>> begin Records for this exercise

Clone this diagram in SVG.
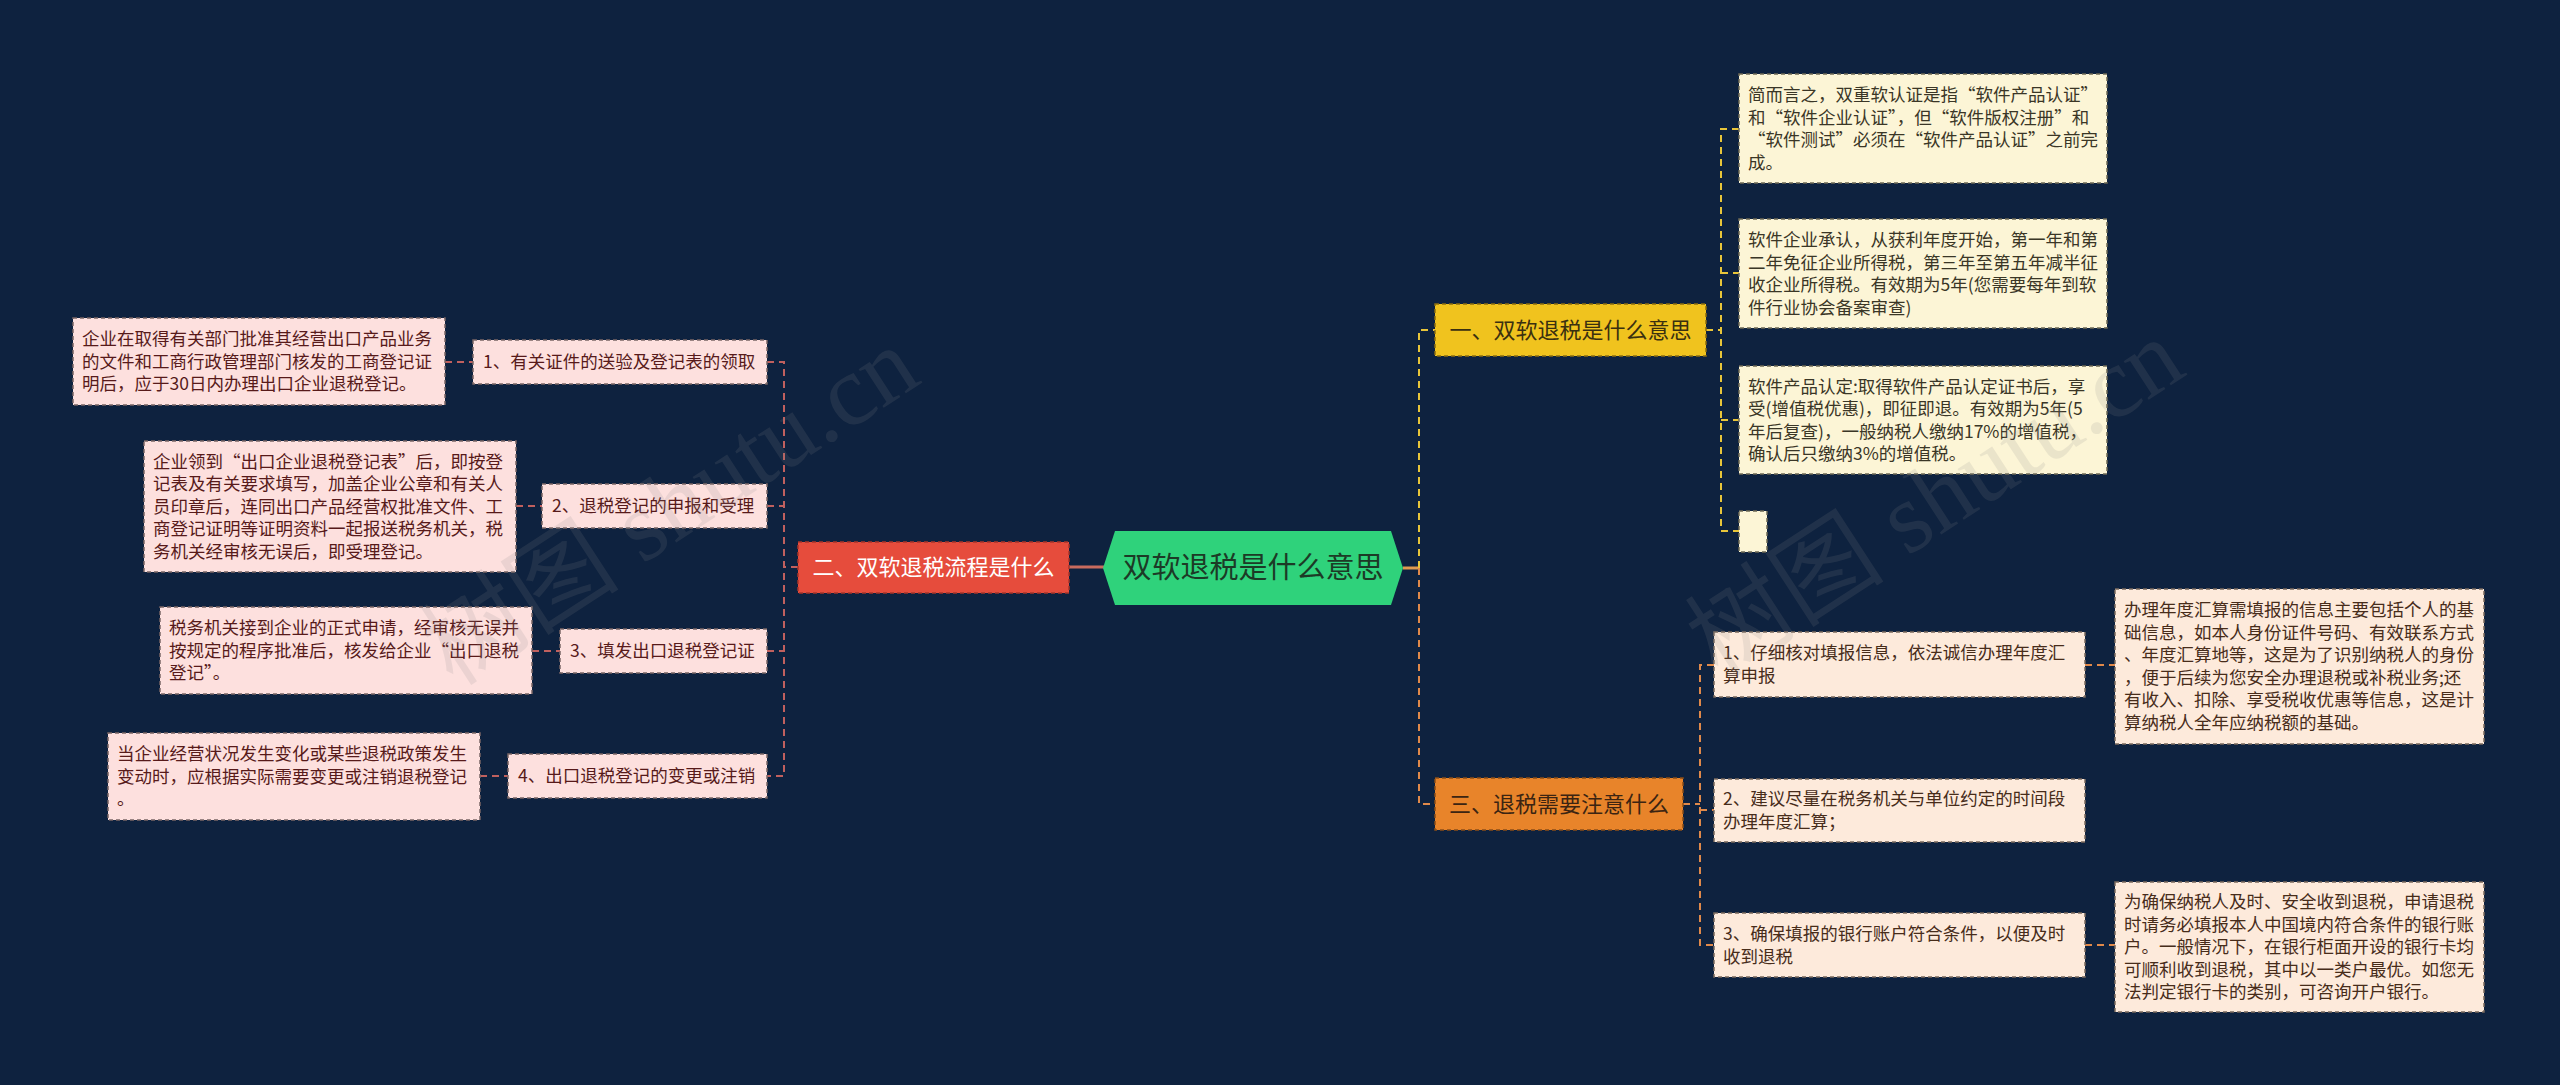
<svg xmlns="http://www.w3.org/2000/svg" width="2560" height="1085" viewBox="0 0 2560 1085">
<style>
text{font-family:"Noto Sans CJK SC","Noto Sans",sans-serif;}
.leaf{font-size:17.5px;}
.yl rect{fill:#fcf5d6;stroke:#6e6a55;stroke-width:1.5;stroke-dasharray:4 3;}
.yl text{fill:#3a3626;}
.ol rect{fill:#fdeadb;stroke:#7a6a5e;stroke-width:1.5;stroke-dasharray:4 3;}
.ol text{fill:#472c1a;}
.rl rect{fill:#fde0de;stroke:#7a6666;stroke-width:1.5;stroke-dasharray:4 3;}
.rl text{fill:#571a1a;}
.main{font-size:22px;}
.cy{stroke:#e8c53a;stroke-width:2;stroke-dasharray:7 5;fill:none;}
.co{stroke:#e0894a;stroke-width:2;stroke-dasharray:7 5;fill:none;}
.cr{stroke:#c0605e;stroke-width:2;stroke-dasharray:7 5;fill:none;}
.wm{font-family:"Liberation Serif","Noto Sans CJK SC",serif;font-size:100px;fill:#8a8a8a;opacity:0.15;}
</style>
<rect width="2560" height="1085" fill="#0e223f"/>

<g id="connectors">
  <line x1="1069" y1="567" x2="1104" y2="567" stroke="#c86b5e" stroke-width="3"/>
  <line x1="1403" y1="568" x2="1419" y2="568" stroke="#e09a50" stroke-width="3"/>
  <path class="cy" d="M1419 568 V330 H1435"/>
  <path class="co" d="M1419 568 V804 H1435"/>
  <path class="cy" d="M1706 330 H1721"/>
  <path class="cy" d="M1739 129 H1721 V531 H1739 M1721 273 H1739 M1721 420 H1739"/>
  <path class="co" d="M1683 804 H1700"/>
  <path class="co" d="M1714 665 H1700 V945 H1714 M1700 810 H1714"/>
  <path class="co" d="M2085 665 H2115 M2085 945 H2115"/>
  <path class="cr" d="M798 567 H784"/>
  <path class="cr" d="M767 362 H784 V776 H767 M767 506 H784 M767 651 H784"/>
  <path class="cr" d="M445 362 H473 M516 506 H542 M532 651 H560 M480 776 H508"/>
</g>

<g id="center">
  <polygon points="1103,568 1115,531 1391,531 1403,568 1391,605 1115,605" fill="#2fd27b"/>
  <text x="1253" y="578" text-anchor="middle" font-size="29" fill="#1c3a26">双软退税是什么意思</text>
</g>

<g id="n-red">
  <rect x="798" y="542" width="271" height="51" fill="#e64c3c" stroke="#a8352a" stroke-width="1.5" stroke-dasharray="4 3"/>
  <text class="main" x="933.5" y="575" text-anchor="middle" fill="#ffffff">二、双软退税流程是什么</text>
</g>
<g id="n-yellow">
  <rect x="1435" y="304" width="271" height="52" fill="#f0c31e" stroke="#8a6e10" stroke-width="1.5" stroke-dasharray="4 3"/>
  <text class="main" x="1570.5" y="338" text-anchor="middle" fill="#3a3010">一、双软退税是什么意思</text>
</g>
<g id="n-orange">
  <rect x="1435" y="778" width="248" height="52" fill="#e8842a" stroke="#8a4e18" stroke-width="1.5" stroke-dasharray="4 3"/>
  <text class="main" x="1559" y="812" text-anchor="middle" fill="#3b2412">三、退税需要注意什么</text>
</g>

<g id="y1" class="yl">
  <rect x="1739" y="74" width="368" height="109"/>
  <text class="leaf"><tspan x="1748" y="101">简而言之，双重软认证是指“软件产品认证”</tspan><tspan x="1748" y="123.5">和“软件企业认证”，但“软件版权注册”和</tspan><tspan x="1748" y="146">“软件测试”必须在“软件产品认证”之前完</tspan><tspan x="1748" y="168.5">成。</tspan></text>
</g>
<g id="y2" class="yl">
  <rect x="1739" y="219" width="368" height="109"/>
  <text class="leaf"><tspan x="1748" y="246">软件企业承认，从获利年度开始，第一年和第</tspan><tspan x="1748" y="268.5">二年免征企业所得税，第三年至第五年减半征</tspan><tspan x="1748" y="291">收企业所得税。有效期为5年(您需要每年到软</tspan><tspan x="1748" y="313.5">件行业协会备案审查)</tspan></text>
</g>
<g id="y3" class="yl">
  <rect x="1739" y="366" width="368" height="108"/>
  <text class="leaf"><tspan x="1748" y="392.5">软件产品认定:取得软件产品认定证书后，享</tspan><tspan x="1748" y="415">受(增值税优惠)，即征即退。有效期为5年(5</tspan><tspan x="1748" y="437.5">年后复查)，一般纳税人缴纳17%的增值税，</tspan><tspan x="1748" y="460">确认后只缴纳3%的增值税。</tspan></text>
</g>
<g id="y4" class="yl">
  <rect x="1739" y="511" width="28" height="41"/>
</g>

<g id="o1" class="ol">
  <rect x="1714" y="632" width="371" height="65"/>
  <text class="leaf"><tspan x="1723" y="659">1、仔细核对填报信息，依法诚信办理年度汇</tspan><tspan x="1723" y="681.5">算申报</tspan></text>
</g>
<g id="o2" class="ol">
  <rect x="1714" y="779" width="371" height="63"/>
  <text class="leaf"><tspan x="1723" y="805">2、建议尽量在税务机关与单位约定的时间段</tspan><tspan x="1723" y="827.5">办理年度汇算；</tspan></text>
</g>
<g id="o3" class="ol">
  <rect x="1714" y="913" width="371" height="64"/>
  <text class="leaf"><tspan x="1723" y="940">3、确保填报的银行账户符合条件，以便及时</tspan><tspan x="1723" y="962.5">收到退税</tspan></text>
</g>
<g id="d1" class="ol">
  <rect x="2115" y="589" width="369" height="155"/>
  <text class="leaf"><tspan x="2124" y="616">办理年度汇算需填报的信息主要包括个人的基</tspan><tspan x="2124" y="638.5">础信息，如本人身份证件号码、有效联系方式</tspan><tspan x="2124" y="661">、年度汇算地等，这是为了识别纳税人的身份</tspan><tspan x="2124" y="683.5">，便于后续为您安全办理退税或补税业务;还</tspan><tspan x="2124" y="706">有收入、扣除、享受税收优惠等信息，这是计</tspan><tspan x="2124" y="728.5">算纳税人全年应纳税额的基础。</tspan></text>
</g>
<g id="d3" class="ol">
  <rect x="2115" y="882" width="369" height="130"/>
  <text class="leaf"><tspan x="2124" y="908">为确保纳税人及时、安全收到退税，申请退税</tspan><tspan x="2124" y="930.5">时请务必填报本人中国境内符合条件的银行账</tspan><tspan x="2124" y="953">户。一般情况下，在银行柜面开设的银行卡均</tspan><tspan x="2124" y="975.5">可顺利收到退税，其中以一类户最优。如您无</tspan><tspan x="2124" y="998">法判定银行卡的类别，可咨询开户银行。</tspan></text>
</g>

<g id="l1" class="rl">
  <rect x="473" y="340" width="294" height="44"/>
  <text class="leaf" x="483" y="368">1、有关证件的送验及登记表的领取</text>
</g>
<g id="ld1" class="rl">
  <rect x="73" y="318" width="372" height="87"/>
  <text class="leaf"><tspan x="82" y="345">企业在取得有关部门批准其经营出口产品业务</tspan><tspan x="82" y="367.5">的文件和工商行政管理部门核发的工商登记证</tspan><tspan x="82" y="390">明后，应于30日内办理出口企业退税登记。</tspan></text>
</g>
<g id="l2" class="rl">
  <rect x="542" y="484" width="225" height="44"/>
  <text class="leaf" x="552" y="512">2、退税登记的申报和受理</text>
</g>
<g id="ld2" class="rl">
  <rect x="144" y="441" width="372" height="131"/>
  <text class="leaf"><tspan x="153" y="467.5">企业领到“出口企业退税登记表”后，即按登</tspan><tspan x="153" y="490">记表及有关要求填写，加盖企业公章和有关人</tspan><tspan x="153" y="512.5">员印章后，连同出口产品经营权批准文件、工</tspan><tspan x="153" y="535">商登记证明等证明资料一起报送税务机关，税</tspan><tspan x="153" y="557.5">务机关经审核无误后，即受理登记。</tspan></text>
</g>
<g id="l3" class="rl">
  <rect x="560" y="629" width="207" height="44"/>
  <text class="leaf" x="570" y="657">3、填发出口退税登记证</text>
</g>
<g id="ld3" class="rl">
  <rect x="160" y="607" width="372" height="87"/>
  <text class="leaf"><tspan x="169" y="634">税务机关接到企业的正式申请，经审核无误并</tspan><tspan x="169" y="656.5">按规定的程序批准后，核发给企业“出口退税</tspan><tspan x="169" y="679">登记”。</tspan></text>
</g>
<g id="l4" class="rl">
  <rect x="508" y="754" width="259" height="44"/>
  <text class="leaf" x="518" y="782">4、出口退税登记的变更或注销</text>
</g>
<g id="ld4" class="rl">
  <rect x="108" y="733" width="372" height="87"/>
  <text class="leaf"><tspan x="117" y="760">当企业经营状况发生变化或某些退税政策发生</tspan><tspan x="117" y="782.5">变动时，应根据实际需要变更或注销退税登记</tspan><tspan x="117" y="805">。</tspan></text>
</g>

<g id="watermarks">
  <text class="wm" x="670" y="540" text-anchor="middle" transform="rotate(-33 670 506)">树图 shutu.cn</text>
  <text class="wm" x="1935" y="532" text-anchor="middle" transform="rotate(-33 1935 498)">树图 shutu.cn</text>
</g>
</svg>
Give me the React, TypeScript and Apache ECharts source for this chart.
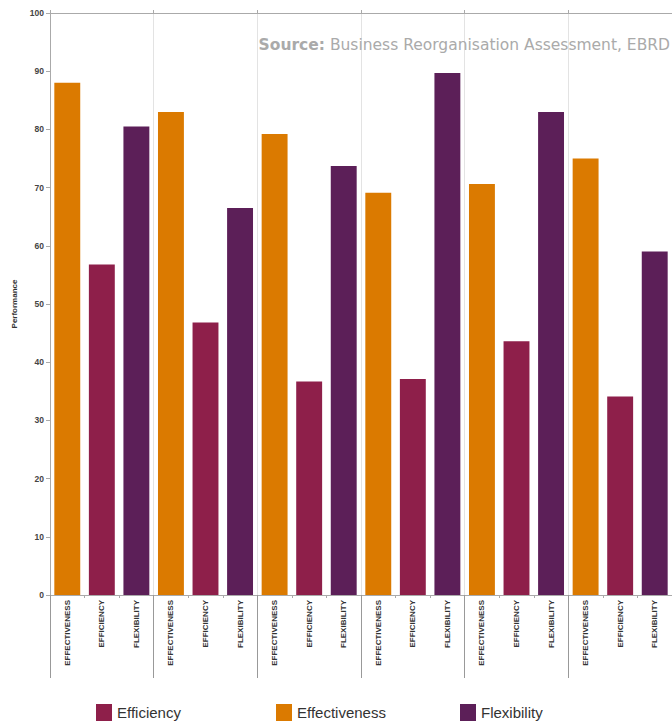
import React, { useEffect, useRef } from "react";
import * as echarts from "echarts";

const groupCount = 6;
const measures = ["EFFECTIVENESS", "EFFICIENCY", "FLEXIBILITY"];
const effectiveness = [88.0, 83.0, 79.2, 69.1, 70.6, 75.0];
const efficiency = [56.8, 46.8, 36.7, 37.1, 43.6, 34.1];
const flexibility = [80.5, 66.5, 73.7, 89.7, 83.0, 59.0];
const yTicks = { min: 0, max: 100, interval: 10 };

const COLORS = {
  Efficiency: "#8E1F4A",
  Effectiveness: "#DB7A00",
  Flexibility: "#5C1F58",
};

export default function App() {
  const ref = useRef<HTMLDivElement>(null);
  useEffect(() => {
    document.body.style.margin = "0";
    if (!ref.current) return;
    const chart = echarts.init(ref.current, null, { renderer: "svg" });

    const categories: string[] = [];
    for (let g = 0; g < groupCount; g++) categories.push(...measures);
    const slot = (vals: number[], pos: number) => {
      const out: (number | string)[] = [];
      for (let g = 0; g < groupCount; g++) {
        for (let m = 0; m < 3; m++) out.push(m === pos ? vals[g] : "-");
      }
      return out;
    };
    const groupCats = Array.from({ length: groupCount }, () => "");

    const gridBox = { left: 50, top: 13, bottom: 127, right: -2 };
    const legendText = { fontSize: 15, color: "#333", fontFamily: "Liberation Sans, Arial, sans-serif" };
    const legendBase = {
      top: 704,
      padding: 0,
      icon: "rect",
      itemWidth: 16,
      itemHeight: 17,
      textStyle: legendText,
      selectedMode: false,
    };

    chart.setOption({
      animation: false,
      grid: [
        { ...gridBox, containLabel: false },
        { ...gridBox, containLabel: false },
      ],
      xAxis: [
        {
          type: "category",
          gridIndex: 0,
          position: "bottom",
          data: categories,
          axisLine: { show: true, lineStyle: { color: "#aaa", width: 1 } },
          axisTick: { show: true, length: 3, lineStyle: { color: "#aaa" } },
          axisLabel: {
            rotate: 90,
            interval: 0,
            margin: 5,
            fontSize: 8,
            fontWeight: "bold",
            color: "#333",
            fontFamily: "Liberation Sans, Arial, sans-serif",
          },
          splitLine: { show: false },
        },
        {
          type: "category",
          gridIndex: 0,
          position: "top",
          data: groupCats,
          axisLine: { show: true, lineStyle: { color: "#aaa", width: 1 } },
          axisTick: { show: true, length: 3, lineStyle: { color: "#aaa" } },
          axisLabel: { show: false },
          splitLine: { show: true, lineStyle: { color: "#e3e3e3", width: 1 } },
        },
        {
          type: "category",
          gridIndex: 1,
          position: "bottom",
          data: groupCats,
          axisLine: { show: false },
          axisTick: { show: true, length: 83, lineStyle: { color: "#999", width: 1 } },
          axisLabel: { show: false },
          splitLine: { show: false },
        },
      ],
      yAxis: [
        {
          type: "value",
          gridIndex: 0,
          min: yTicks.min,
          max: yTicks.max,
          interval: yTicks.interval,
          name: "Performance",
          nameLocation: "middle",
          nameGap: 32,
          nameTextStyle: {
            fontSize: 8,
            fontWeight: "bold",
            color: "#333",
            fontFamily: "Liberation Sans, Arial, sans-serif",
          },
          axisLine: { show: true, lineStyle: { color: "#aaa", width: 1 } },
          axisTick: { show: true, length: 4, lineStyle: { color: "#aaa" } },
          axisLabel: {
            margin: 6,
            fontSize: 8.5,
            fontWeight: "bold",
            color: "#444",
            fontFamily: "Liberation Sans, Arial, sans-serif",
          },
          splitLine: { show: false },
        },
        {
          type: "value",
          gridIndex: 1,
          min: 0,
          max: 100,
          show: false,
        },
      ],
      legend: [
        { ...legendBase, data: ["Efficiency"], left: 96 },
        { ...legendBase, data: ["Effectiveness"], left: 276 },
        { ...legendBase, data: ["Flexibility"], left: 460 },
      ],
      graphic: [
        {
          type: "text",
          right: 2,
          top: 37,
          z: 10,
          style: {
            text: "{b|Source:} Business Reorganisation Assessment, EBRD",
            fontSize: 15.5,
            fill: "#aaa",
            fontFamily: "DejaVu Sans, sans-serif",
            rich: {
              b: {
                fontSize: 15.5,
                fontWeight: "bold",
                fill: "#aaa",
                fontFamily: "DejaVu Sans, sans-serif",
              },
            },
          },
        },
      ],
      series: [
        {
          name: "Effectiveness",
          type: "bar",
          xAxisIndex: 0,
          yAxisIndex: 0,
          data: slot(effectiveness, 0),
          barGap: "-100%",
          barCategoryGap: "25%",
          itemStyle: { color: COLORS.Effectiveness },
        },
        {
          name: "Efficiency",
          type: "bar",
          xAxisIndex: 0,
          yAxisIndex: 0,
          data: slot(efficiency, 1),
          barGap: "-100%",
          barCategoryGap: "25%",
          itemStyle: { color: COLORS.Efficiency },
        },
        {
          name: "Flexibility",
          type: "bar",
          xAxisIndex: 0,
          yAxisIndex: 0,
          data: slot(flexibility, 2),
          barGap: "-100%",
          barCategoryGap: "25%",
          itemStyle: { color: COLORS.Flexibility },
        },
      ],
    });
    return () => chart.dispose();
  }, []);
  return (
    <div
      ref={ref}
      style={{ position: "absolute", left: 0, top: 0, width: 672, height: 722 }}
    />
  );
}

>> end Records for this exercise

Description of the task:
Check each line above for the string "React", then copy the ones that have it.

Completed exercise:
Give me the React, TypeScript and Apache ECharts source for this chart.
import React, { useEffect, useRef } from "react";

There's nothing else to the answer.